EVALSHUB_API_KEY=your_api_key EVALSHUB_PROJECT_ID=your_project_id

For local development against your own EvalsHub instance, set EVALSHUB_BASE_URL=http://localhost:3000.

4

Wrap your OpenAI client and send traces

Wrap your OpenAI client with wrapOpenAI(). Every chat.completions.create call is then traced automatically: model, messages, response text, and latency are sent to EvalsHub. Tracing is fire-and-forget by default so your app latency is not affected.

import { wrapOpenAI } from "evalshub";
import OpenAI from "openai";

const openai = wrapOpenAI(new OpenAI());

async function main() {
  const response = await openai.chat.completions.create({
    model: "gpt-4o-mini",
    messages: [{ role: "user", content: "What is 1+1?" }],
  });
  console.log(response.choices[0].message.content);
}

main();
5

Create a dataset and run your first eval

In the dashboard, go to Datasets and create a dataset (e.g. upload a CSV with an "input" column, or add rows manually).

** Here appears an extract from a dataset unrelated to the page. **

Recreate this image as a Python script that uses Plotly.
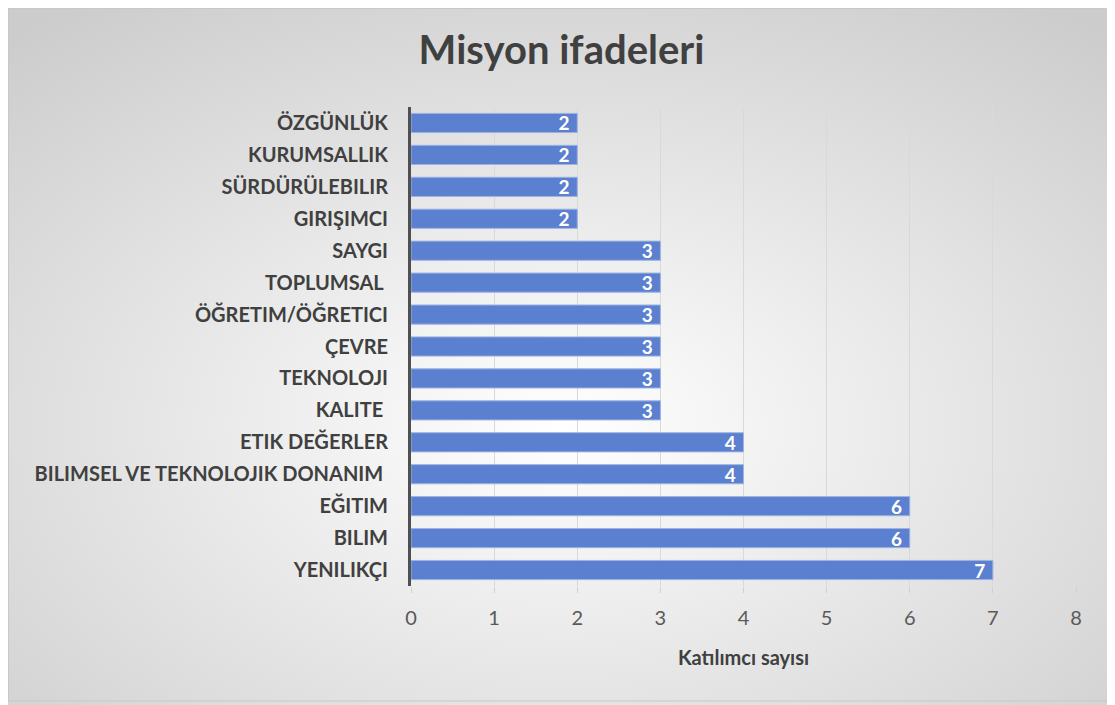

Then go to Experiments, create an experiment linked to that dataset and a prompt, choose your scorers (e.g. built-in quality or custom LLM-as-a-judge), and run the experiment. You'll see per-row scores and pass/fail.

Using a different provider?

If you're not using the OpenAI SDK, use trace() instead. After your LLM call, pass the raw input and output (and optional model, latency, metadata). See SDK Reference for the full trace() API and options like databaseID and promptVersionId.